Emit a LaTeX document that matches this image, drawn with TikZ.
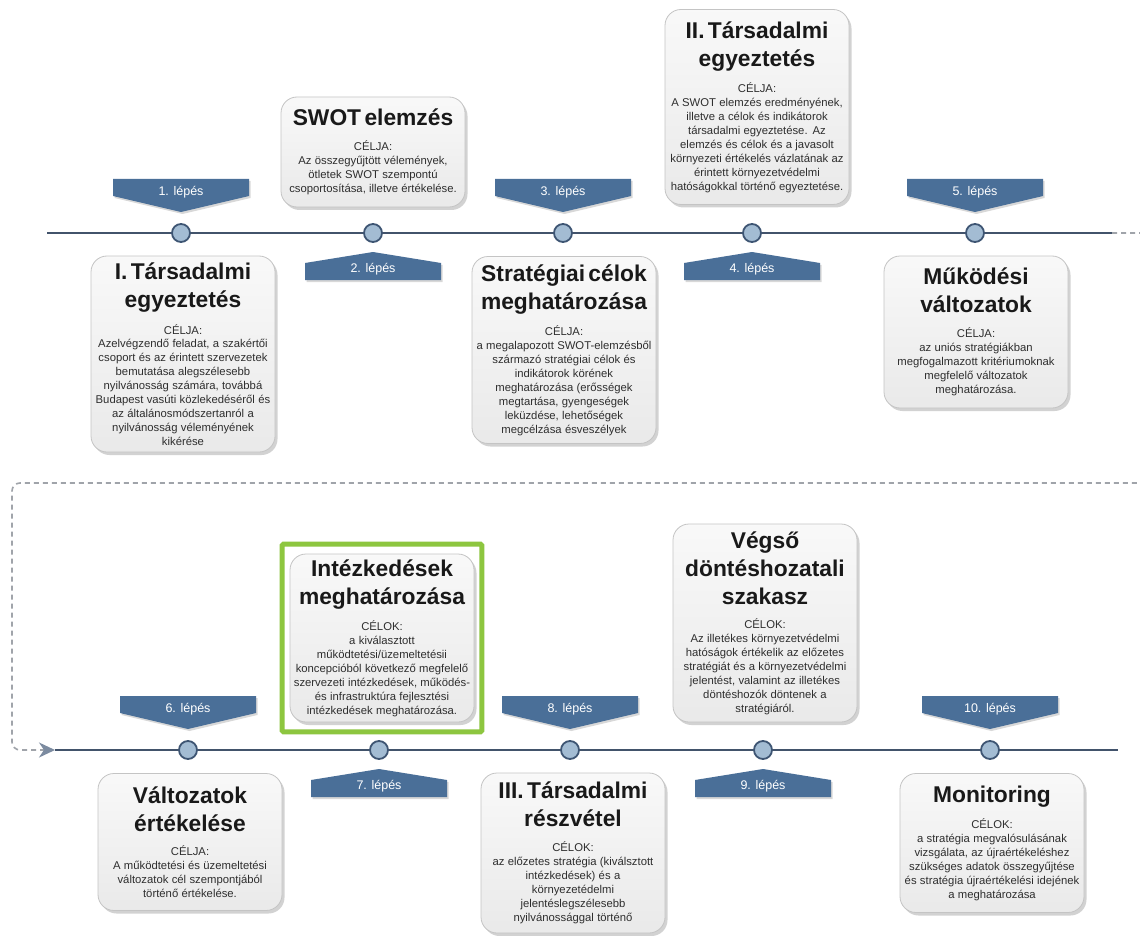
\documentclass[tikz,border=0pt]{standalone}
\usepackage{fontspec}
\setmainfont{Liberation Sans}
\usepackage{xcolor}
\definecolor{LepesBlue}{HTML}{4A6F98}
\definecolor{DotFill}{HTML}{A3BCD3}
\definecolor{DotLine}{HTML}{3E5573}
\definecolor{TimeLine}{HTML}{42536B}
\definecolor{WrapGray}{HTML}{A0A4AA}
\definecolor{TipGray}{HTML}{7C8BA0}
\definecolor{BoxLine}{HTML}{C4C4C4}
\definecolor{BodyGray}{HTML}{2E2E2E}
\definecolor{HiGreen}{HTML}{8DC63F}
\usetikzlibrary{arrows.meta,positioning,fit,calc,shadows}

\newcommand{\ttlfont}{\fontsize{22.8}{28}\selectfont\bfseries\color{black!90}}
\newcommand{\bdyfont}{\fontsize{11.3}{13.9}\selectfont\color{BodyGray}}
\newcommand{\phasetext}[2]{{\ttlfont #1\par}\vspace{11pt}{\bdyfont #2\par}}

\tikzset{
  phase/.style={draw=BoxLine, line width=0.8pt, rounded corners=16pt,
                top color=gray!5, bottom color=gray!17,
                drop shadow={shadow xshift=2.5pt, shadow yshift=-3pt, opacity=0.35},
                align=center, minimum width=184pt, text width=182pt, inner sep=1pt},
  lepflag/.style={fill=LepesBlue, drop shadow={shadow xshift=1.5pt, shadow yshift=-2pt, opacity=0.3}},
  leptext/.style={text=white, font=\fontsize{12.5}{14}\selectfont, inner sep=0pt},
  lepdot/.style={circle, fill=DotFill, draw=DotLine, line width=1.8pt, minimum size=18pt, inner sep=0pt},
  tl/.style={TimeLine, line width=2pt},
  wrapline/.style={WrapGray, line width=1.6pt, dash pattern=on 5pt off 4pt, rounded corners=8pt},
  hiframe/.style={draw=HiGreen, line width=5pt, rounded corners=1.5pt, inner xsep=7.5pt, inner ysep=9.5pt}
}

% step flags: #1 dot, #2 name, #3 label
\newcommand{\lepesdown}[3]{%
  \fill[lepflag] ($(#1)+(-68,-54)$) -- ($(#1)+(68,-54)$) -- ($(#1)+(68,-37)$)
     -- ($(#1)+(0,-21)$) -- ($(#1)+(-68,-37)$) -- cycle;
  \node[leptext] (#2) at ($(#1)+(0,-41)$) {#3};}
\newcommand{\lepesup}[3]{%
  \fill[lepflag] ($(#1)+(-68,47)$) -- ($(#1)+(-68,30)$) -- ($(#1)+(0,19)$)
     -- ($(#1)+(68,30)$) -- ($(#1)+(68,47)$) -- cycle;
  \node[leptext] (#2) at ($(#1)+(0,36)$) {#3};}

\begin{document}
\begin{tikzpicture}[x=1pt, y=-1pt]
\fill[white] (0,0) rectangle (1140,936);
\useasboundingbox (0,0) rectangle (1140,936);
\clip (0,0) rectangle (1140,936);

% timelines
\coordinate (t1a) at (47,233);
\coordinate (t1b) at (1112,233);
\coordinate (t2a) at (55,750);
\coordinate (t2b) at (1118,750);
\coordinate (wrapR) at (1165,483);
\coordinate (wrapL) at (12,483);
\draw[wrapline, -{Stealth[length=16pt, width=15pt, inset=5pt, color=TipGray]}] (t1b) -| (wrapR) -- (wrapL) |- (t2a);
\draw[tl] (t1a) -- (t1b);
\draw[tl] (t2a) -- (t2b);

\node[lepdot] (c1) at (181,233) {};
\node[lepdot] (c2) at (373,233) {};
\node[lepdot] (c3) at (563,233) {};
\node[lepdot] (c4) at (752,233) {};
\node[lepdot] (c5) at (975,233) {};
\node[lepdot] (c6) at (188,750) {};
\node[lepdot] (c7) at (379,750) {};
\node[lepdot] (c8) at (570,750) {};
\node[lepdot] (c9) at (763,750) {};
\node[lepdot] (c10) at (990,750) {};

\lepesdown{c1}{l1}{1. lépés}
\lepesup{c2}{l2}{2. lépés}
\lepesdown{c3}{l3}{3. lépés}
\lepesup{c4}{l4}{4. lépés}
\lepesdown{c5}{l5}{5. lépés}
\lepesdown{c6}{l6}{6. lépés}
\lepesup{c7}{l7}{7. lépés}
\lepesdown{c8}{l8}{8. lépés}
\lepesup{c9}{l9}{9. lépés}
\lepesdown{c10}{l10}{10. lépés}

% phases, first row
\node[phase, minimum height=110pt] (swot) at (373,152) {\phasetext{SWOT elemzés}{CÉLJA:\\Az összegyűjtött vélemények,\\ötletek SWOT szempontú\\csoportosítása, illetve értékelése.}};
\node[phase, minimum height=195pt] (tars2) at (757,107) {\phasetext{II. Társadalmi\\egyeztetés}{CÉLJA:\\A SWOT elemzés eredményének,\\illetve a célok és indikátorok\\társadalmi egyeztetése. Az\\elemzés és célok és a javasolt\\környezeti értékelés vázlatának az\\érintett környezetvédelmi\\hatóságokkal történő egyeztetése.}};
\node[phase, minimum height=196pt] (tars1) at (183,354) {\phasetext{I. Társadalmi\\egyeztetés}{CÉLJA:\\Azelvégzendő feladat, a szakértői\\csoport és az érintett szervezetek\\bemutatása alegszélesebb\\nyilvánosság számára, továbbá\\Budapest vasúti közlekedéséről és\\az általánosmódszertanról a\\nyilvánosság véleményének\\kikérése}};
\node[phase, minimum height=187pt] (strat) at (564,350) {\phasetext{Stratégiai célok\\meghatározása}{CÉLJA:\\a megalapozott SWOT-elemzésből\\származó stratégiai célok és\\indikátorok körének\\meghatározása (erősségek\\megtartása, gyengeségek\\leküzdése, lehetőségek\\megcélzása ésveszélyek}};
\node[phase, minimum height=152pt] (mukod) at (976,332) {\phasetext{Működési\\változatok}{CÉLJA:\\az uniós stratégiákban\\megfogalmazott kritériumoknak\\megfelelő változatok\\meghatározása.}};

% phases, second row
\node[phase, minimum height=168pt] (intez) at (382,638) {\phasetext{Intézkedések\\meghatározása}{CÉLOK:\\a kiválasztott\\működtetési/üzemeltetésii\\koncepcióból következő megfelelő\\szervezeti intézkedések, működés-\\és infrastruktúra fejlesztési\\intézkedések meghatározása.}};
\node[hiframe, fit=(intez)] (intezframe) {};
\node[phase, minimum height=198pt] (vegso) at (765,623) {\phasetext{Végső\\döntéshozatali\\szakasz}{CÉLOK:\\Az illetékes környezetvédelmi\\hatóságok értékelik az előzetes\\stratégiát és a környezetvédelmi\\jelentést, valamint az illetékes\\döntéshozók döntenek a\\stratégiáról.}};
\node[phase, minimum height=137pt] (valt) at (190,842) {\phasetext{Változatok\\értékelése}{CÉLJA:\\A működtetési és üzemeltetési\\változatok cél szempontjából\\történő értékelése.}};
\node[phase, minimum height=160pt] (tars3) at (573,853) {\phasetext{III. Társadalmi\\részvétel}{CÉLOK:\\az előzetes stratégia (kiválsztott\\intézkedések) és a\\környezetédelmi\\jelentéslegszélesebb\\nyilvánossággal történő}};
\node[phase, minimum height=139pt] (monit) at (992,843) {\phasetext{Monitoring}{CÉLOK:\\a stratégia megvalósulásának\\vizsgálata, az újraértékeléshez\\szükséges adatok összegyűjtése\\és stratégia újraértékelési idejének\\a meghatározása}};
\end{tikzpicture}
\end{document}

* **Problem details**: Reproduce all of the data exactly, omitting each picture it holds.

* **Output for this exercise**:
Emit a LaTeX document that matches this image, drawn with TikZ.
\documentclass[tikz,border=0pt]{standalone}
\usepackage{fontspec}
\setmainfont{Liberation Sans}
\usepackage{xcolor}
\definecolor{LepesBlue}{HTML}{4A6F98}
\definecolor{DotFill}{HTML}{A3BCD3}
\definecolor{DotLine}{HTML}{3E5573}
\definecolor{TimeLine}{HTML}{42536B}
\definecolor{WrapGray}{HTML}{A0A4AA}
\definecolor{TipGray}{HTML}{7C8BA0}
\definecolor{BoxLine}{HTML}{C4C4C4}
\definecolor{BodyGray}{HTML}{2E2E2E}
\definecolor{HiGreen}{HTML}{8DC63F}
\usetikzlibrary{arrows.meta,positioning,fit,calc,shadows}

\newcommand{\ttlfont}{\fontsize{22.8}{28}\selectfont\bfseries\color{black!90}}
\newcommand{\bdyfont}{\fontsize{11.3}{13.9}\selectfont\color{BodyGray}}
\newcommand{\phasetext}[2]{{\ttlfont #1\par}\vspace{11pt}{\bdyfont #2\par}}

\tikzset{
  phase/.style={draw=BoxLine, line width=0.8pt, rounded corners=16pt,
                top color=gray!5, bottom color=gray!17,
                drop shadow={shadow xshift=2.5pt, shadow yshift=-3pt, opacity=0.35},
                align=center, minimum width=184pt, text width=182pt, inner sep=1pt},
  lepflag/.style={fill=LepesBlue, drop shadow={shadow xshift=1.5pt, shadow yshift=-2pt, opacity=0.3}},
  leptext/.style={text=white, font=\fontsize{12.5}{14}\selectfont, inner sep=0pt},
  lepdot/.style={circle, fill=DotFill, draw=DotLine, line width=1.8pt, minimum size=18pt, inner sep=0pt},
  tl/.style={TimeLine, line width=2pt},
  wrapline/.style={WrapGray, line width=1.6pt, dash pattern=on 5pt off 4pt, rounded corners=8pt},
  hiframe/.style={draw=HiGreen, line width=5pt, rounded corners=1.5pt, inner xsep=7.5pt, inner ysep=9.5pt}
}

% step flags: #1 dot, #2 name, #3 label
\newcommand{\lepesdown}[3]{%
  \fill[lepflag] ($(#1)+(-68,-54)$) -- ($(#1)+(68,-54)$) -- ($(#1)+(68,-37)$)
     -- ($(#1)+(0,-21)$) -- ($(#1)+(-68,-37)$) -- cycle;
  \node[leptext] (#2) at ($(#1)+(0,-41)$) {#3};}
\newcommand{\lepesup}[3]{%
  \fill[lepflag] ($(#1)+(-68,47)$) -- ($(#1)+(-68,30)$) -- ($(#1)+(0,19)$)
     -- ($(#1)+(68,30)$) -- ($(#1)+(68,47)$) -- cycle;
  \node[leptext] (#2) at ($(#1)+(0,36)$) {#3};}

\begin{document}
\begin{tikzpicture}[x=1pt, y=-1pt]
\fill[white] (0,0) rectangle (1140,936);
\useasboundingbox (0,0) rectangle (1140,936);
\clip (0,0) rectangle (1140,936);

% timelines
\coordinate (t1a) at (47,233);
\coordinate (t1b) at (1112,233);
\coordinate (t2a) at (55,750);
\coordinate (t2b) at (1118,750);
\coordinate (wrapR) at (1165,483);
\coordinate (wrapL) at (12,483);
\draw[wrapline, -{Stealth[length=16pt, width=15pt, inset=5pt, color=TipGray]}] (t1b) -| (wrapR) -- (wrapL) |- (t2a);
\draw[tl] (t1a) -- (t1b);
\draw[tl] (t2a) -- (t2b);

\node[lepdot] (c1) at (181,233) {};
\node[lepdot] (c2) at (373,233) {};
\node[lepdot] (c3) at (563,233) {};
\node[lepdot] (c4) at (752,233) {};
\node[lepdot] (c5) at (975,233) {};
\node[lepdot] (c6) at (188,750) {};
\node[lepdot] (c7) at (379,750) {};
\node[lepdot] (c8) at (570,750) {};
\node[lepdot] (c9) at (763,750) {};
\node[lepdot] (c10) at (990,750) {};

\lepesdown{c1}{l1}{1. lépés}
\lepesup{c2}{l2}{2. lépés}
\lepesdown{c3}{l3}{3. lépés}
\lepesup{c4}{l4}{4. lépés}
\lepesdown{c5}{l5}{5. lépés}
\lepesdown{c6}{l6}{6. lépés}
\lepesup{c7}{l7}{7. lépés}
\lepesdown{c8}{l8}{8. lépés}
\lepesup{c9}{l9}{9. lépés}
\lepesdown{c10}{l10}{10. lépés}

% phases, first row
\node[phase, minimum height=110pt] (swot) at (373,152) {\phasetext{SWOT elemzés}{CÉLJA:\\Az összegyűjtött vélemények,\\ötletek SWOT szempontú\\csoportosítása, illetve értékelése.}};
\node[phase, minimum height=195pt] (tars2) at (757,107) {\phasetext{II. Társadalmi\\egyeztetés}{CÉLJA:\\A SWOT elemzés eredményének,\\illetve a célok és indikátorok\\társadalmi egyeztetése. Az\\elemzés és célok és a javasolt\\környezeti értékelés vázlatának az\\érintett környezetvédelmi\\hatóságokkal történő egyeztetése.}};
\node[phase, minimum height=196pt] (tars1) at (183,354) {\phasetext{I. Társadalmi\\egyeztetés}{CÉLJA:\\Azelvégzendő feladat, a szakértői\\csoport és az érintett szervezetek\\bemutatása alegszélesebb\\nyilvánosság számára, továbbá\\Budapest vasúti közlekedéséről és\\az általánosmódszertanról a\\nyilvánosság véleményének\\kikérése}};
\node[phase, minimum height=187pt] (strat) at (564,350) {\phasetext{Stratégiai célok\\meghatározása}{CÉLJA:\\a megalapozott SWOT-elemzésből\\származó stratégiai célok és\\indikátorok körének\\meghatározása (erősségek\\megtartása, gyengeségek\\leküzdése, lehetőségek\\megcélzása ésveszélyek}};
\node[phase, minimum height=152pt] (mukod) at (976,332) {\phasetext{Működési\\változatok}{CÉLJA:\\az uniós stratégiákban\\megfogalmazott kritériumoknak\\megfelelő változatok\\meghatározása.}};

% phases, second row
\node[phase, minimum height=168pt] (intez) at (382,638) {\phasetext{Intézkedések\\meghatározása}{CÉLOK:\\a kiválasztott\\működtetési/üzemeltetésii\\koncepcióból következő megfelelő\\szervezeti intézkedések, működés-\\és infrastruktúra fejlesztési\\intézkedések meghatározása.}};
\node[hiframe, fit=(intez)] (intezframe) {};
\node[phase, minimum height=198pt] (vegso) at (765,623) {\phasetext{Végső\\döntéshozatali\\szakasz}{CÉLOK:\\Az illetékes környezetvédelmi\\hatóságok értékelik az előzetes\\stratégiát és a környezetvédelmi\\jelentést, valamint az illetékes\\döntéshozók döntenek a\\stratégiáról.}};
\node[phase, minimum height=137pt] (valt) at (190,842) {\phasetext{Változatok\\értékelése}{CÉLJA:\\A működtetési és üzemeltetési\\változatok cél szempontjából\\történő értékelése.}};
\node[phase, minimum height=160pt] (tars3) at (573,853) {\phasetext{III. Társadalmi\\részvétel}{CÉLOK:\\az előzetes stratégia (kiválsztott\\intézkedések) és a\\környezetédelmi\\jelentéslegszélesebb\\nyilvánossággal történő}};
\node[phase, minimum height=139pt] (monit) at (992,843) {\phasetext{Monitoring}{CÉLOK:\\a stratégia megvalósulásának\\vizsgálata, az újraértékeléshez\\szükséges adatok összegyűjtése\\és stratégia újraértékelési idejének\\a meghatározása}};
\end{tikzpicture}
\end{document}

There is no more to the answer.